Decent pitcher during his career, pretty poor front office record as you are well aware. We would have to hope that Tagg and Tom would be wise enough to steer clear, were they to win the bid.
AZSP: What is the explanation for the Marlins early season struggles? They finished just shy of a .500 record last season, yet they are currently 10 games below .500. Giancarlo Stanton is putting up a fairly typical season. Marcell Ozuna, Dee Gordon, and Justin Bour have all provided sufficient contributions as well. The NL East is not a particularly strong division this season. Is there any hope for the Marlins to turn the year around?
Thomas: The ugly start is a result of the usual suspects: Bad injury luck, poor depth, and some frankly uninspiring play, at times. The rotation has almost entirely turned over, with only Dan Straily sticking around for the duration (Edinson Volquez is also back after some time on the DL). The unfortunately named "Super Bullpen," has been anything but. The left side of the infield is on the DL; getting a consistently solid performance out of the offense night after night has proven challenging. At one point this season, the Marlins had the dubious distinction of issuing the most walks by any pitching staff AND taking the least walks by any lineup in baseball. That's no way to win ballgames.
As you say, though, the NL East is relatively weak, and the Marlins have played better as of late (6-4 in their last 10 on the heels of a 4-19 stretch). The odds aren't good for a triumphant, feel-good comeback, but sports have taught me to never say never.
AZSP: What happened to Brad Ziegler? He was a workhorse in the Arizona bullpen for years and was just as strong in Boston in the second half of last year. He has not allowed any home runs and is still producing a ton of groundouts. Can his struggles be attributed to poor defensive play behind him?
Thomas: A little, but not entirely. While it's true that injuries have sidelined the defensively solid Adeiny Hechavarria, Martin Prado and Miguel Rojas, it seems to me that he's getting squeezed in the lower half of the strike zone more than he was last season, as his called strike percentage is down across the board. This, in turn, seems to be helping lead to a career worst 4.64 BB/9 rate. Perhaps he just got old. Or perhaps he'll turn it around in a month. Baseball!
AZSP: What is the likelihood that Giancarlo Stanton plays out the entirety of his contract in a Marlins uniform? Is there any fear that he becomes Miami’s version of a Ryan Howard towards the end of the deal which expires after the 2028 season? Any chance he exercises his opt out clause after 2020?
Thomas: History tells us that these huge contracts don't end well. Stanton will be 39 at the end of the 2028 season, he could very well be Ryan Howard by then. I don't know if fear is the right word so much as acceptance that to retain a superstar there is sometimes a lengthy bill to pay. I'm sure that even though the Angels have Albert Pujols on-hand as an example, they're going to attempt to dish out some serious dough and years to Mike Trout, because that's what it's going to take to compete with his other suitors.

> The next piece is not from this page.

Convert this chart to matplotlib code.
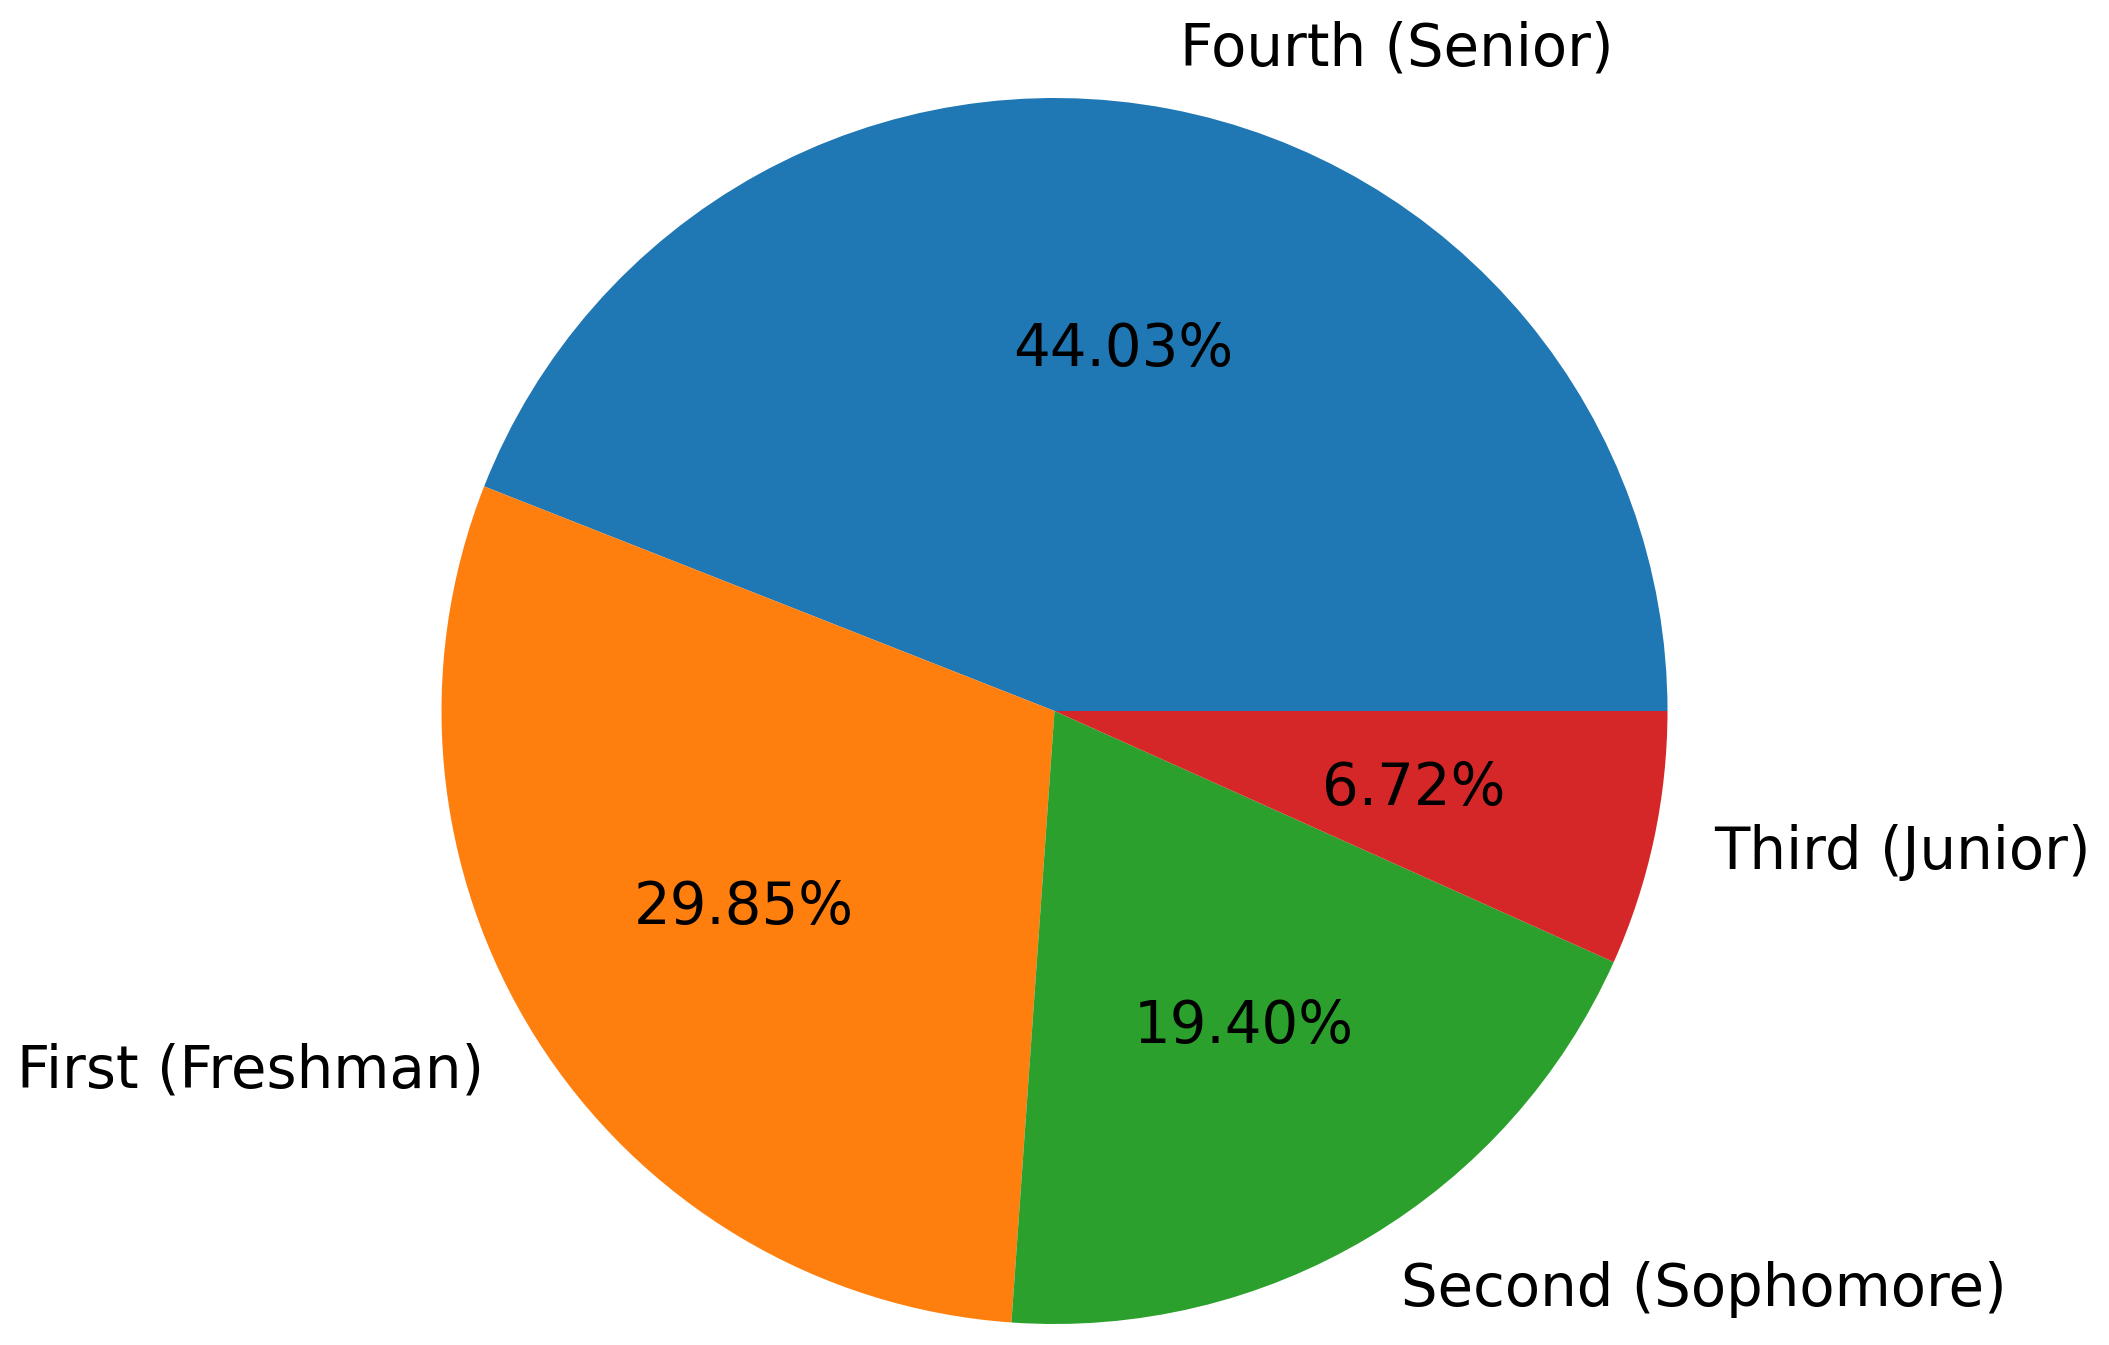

As for Stanton remaining with the Fish, it all boils down to whether winning or money is more important to Stanton. He has to know by now that he's not going to get a better deal on the open market, so if the Marlins hit the reset button after (during?) this season and he has to sit through a lengthy rebuild, is he going to want to stick around in the midst of that potential uncertainty? By then, Stanton may have been in the majors for a decade and never played in the post-season or even experienced a winning season with a team. Would he opt for the comfort (and cash money) of home or seek out a finer tuned organization? Only he knows.
AZSP: Did you attend any of the World Baseball Classic games hosted in Miami? What was the atmosphere like? Should the Marlins try to recreate that environment in their own games?
Thomas: I didn't unfortunately, but I live in Seattle so that complicates things for me a bit. A couple of our other writers did though and they both seemed thrilled with the experience.
I had a chance to interview MLB Network's Jon Morosi who is perhaps the world's biggest WBC proponent prior to the start of pool play in Miami and he promised me that the Dominican Republic vs the United States would be one of the most exciting games played on American soil this season. From an energy standpoint, he couldn't have been more right.
I don't know what the Marlins could do to reproduce that festive atmosphere in the stands aside from building a consistent winner. The fans in Miami are jaded and wary, rightfully so given the tumultuous recent history. The new ownership when they arrive has a tough, but not impossible task, of rebuilding that trust and putting a product out there that south Floridians can embrace whole-heartedly.
AZSP: What are your predictions for this series versus the Arizona Diamondbacks? How does Miami win the series?
Thomas: If this were in Arizona I'd love the Diamondbacks' chances to take at least three of four. The Dbacks have looked far more beatable on the road, so I say the Marlins recent minor good fortune continues, they get lucky and earn the series split at two apiece.